Thursday, February 09, 2017

We are seeing a coordinated "cry fest" to push F-35 buys...

I contend that we're seeing a coordinated "cry fest" by top Pentagon brass to push the meme to the public that US forces are so poorly funded that we need to make a dramatic push to increase already lavish defense spending.

Exhibit number one.  via Marine Times.
More than half of all Marine Corps fixed- and rotary-wing aircraft were unable to fly at the end of 2016, officials said on Wednesday.

The Marines are struggling to keep aging aircraft flying amid budget cuts, delayed spending bills and more than 15 years of wartime wear-and-tear.

Out of 1,065 Marine Corps aircraft, 439 were flyable as of Dec. 31, said Lt. Gen. Jon Davis, deputy commandant for aviation. That represents roughly 41 percent of the service’s fixed- and rotary-wing aircraft.

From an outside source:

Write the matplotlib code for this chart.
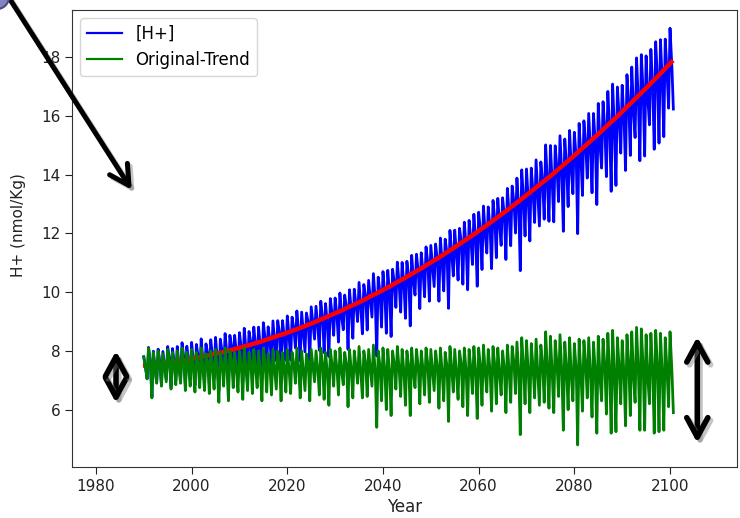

“My target should be 589 [flyable aircraft]; so I am 150 airplanes shy of what I need to make my flight-hour goal,” Davis told reporters on Wednesday. “In order to meet my operational commitments, I need a little bit more than that.”

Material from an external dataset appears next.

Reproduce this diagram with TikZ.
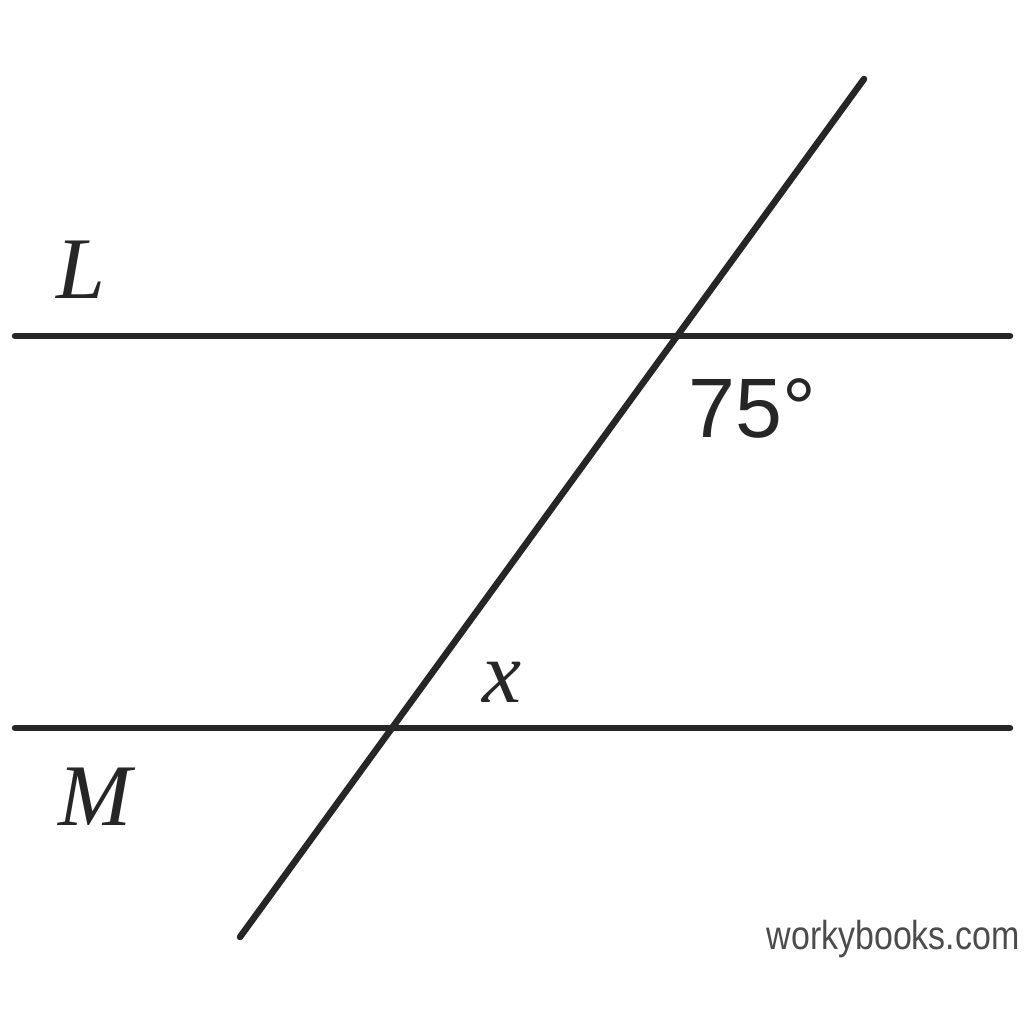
\documentclass[tikz,border=0pt]{standalone}
\usepackage{fontspec}
\newfontfamily\lsans{Liberation Sans}
\newfontfamily\lserif{Liberation Serif}
\begin{document}
\begin{tikzpicture}[x=0.1mm,y=-0.1mm,
  ln/.style={line width=1.85pt,draw=black!85,line cap=round},
  lbl/.style={inner sep=0pt,text=black!85},
  var/.style={lbl,font=\lserif\itshape\fontsize{25}{30}\selectfont}]
\useasboundingbox[fill=white] (0,0) rectangle (1024,1024);
\coordinate (L1) at (15,336);
\coordinate (L2) at (1010,336);
\coordinate (M1) at (15,728);
\coordinate (M2) at (1010,728);
\coordinate (T1) at (240,937);
\coordinate (T2) at (864,79);
\draw[ln] (L1) -- (L2);
\draw[ln] (M1) -- (M2);
\draw[ln] (T1) -- (T2);
\node[var] (lL) at (81,270) {L};
\node[var] (lM) at (95,797) {M};
\node[var] (lx) at (502,682) {x};
\node[lbl,anchor=base west] (a75) at (688,437) {\lsans\fontsize{24}{28}\selectfont 75°};
\node[lbl,anchor=base west,text=black!70] (wb) at (766,949) {\scalebox{0.84}[1]{\lsans\fontsize{11.5}{14}\selectfont workybooks.com}};
\end{tikzpicture}
\end{document}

Since taking the job in June 2014, Davis has been working furiously to get enough Marine Corps planes and helicopters flyable until the service can receive new aircraft, such as the F-35.
How a Marine General can so easily talk about failure on his part and not be embarrassed/humiliated/drummed out of the service is beyond me.  In essence Davis is telling us that he didn't do his job and while he's comfortable blaming pilots for crashes he is in this interview telling us that he didn't get enough flight hours to those aviators to keep them proficient.

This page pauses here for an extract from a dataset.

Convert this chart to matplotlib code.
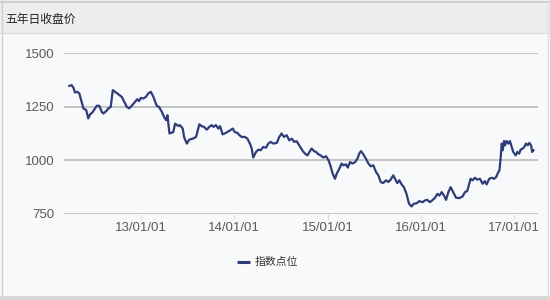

In essence he's telling us that he failed to properly train his Marines.

But ignoring all that we're still faced with this totally weird request.  Exhibit number two.  via Defense News.
 The Marine Corps’ top aviator is hungry for more F-35Bs, telling reporters on Wednesday that he would like to see the service’s buy rate increase to 37 jets per year.
That would almost double the planned rate of F-35B procurement over the next few years, which is projected to sit at 20 aircraft per year from fiscal years 2018 to 2021. 

"We have the infrastructure in place,” said Lt. Gen. Jon Davis, deputy commandant for aviation. "Bottom line is we've had a very anemic ramp, so we've been holding onto the older airplanes longer. If asked by the American people to get the airplanes faster, I guarantee we'd put them into play very, very quickly.
“We'd transition squadrons faster is what we'd do,” he said, adding that if the service were allowed to purchase 37 B-variants a year, it would be able to retire its legacy F/A-18 Hornet and Harrier planes by 2026. 
Do you get the force of connection here?  Coffee Joe Java suspected that supply lines are being starved because preparations are being made to put the F-35 into service and from this article it appears those suspicions are spot on.

The current force is being allowed to wither on the vine in order to fund future priorities.

HQMC likes to talk about assuming some risk.  I call it being foolish with the lives of Marine Aviators.

But the arrogance is stunning.  Did you catch that statement?  If not here it is... "If asked by the American people to get the airplanes faster, I guarantee we'd put them into play very, very quickly."

Why would the American people push to put an airplane into service that hasn't passed testing?  Why would the US Marine Corps push to put a plane into service that hasn't passed testing???

Worse?  We're seeing a coordinated effort by the highest ranks of the Marine Corps to deceive the public and to acquire a weapon system that is not ready for prime time.  The Marine Corps enjoys a special place in the minds of the public and that trust should not be squandered.  The push for the F-35 is not worth risking that trust.

Side note.  One story in this cry fest that hasn't received enough coverage is the news that only 3 Brigade Combat Teams are combat ready.  The rest will need at least 30 days to get up to speed!  I'm guessing those BCTs belong to the 82nd and their Global Response Force which means that we have no Army Armor or Mech units ready to go.  THAT SHOULD BE STUNNING TO POLICY MAKERS, but aviation is the only thing that grabs headlines and most Defense Journalists care about.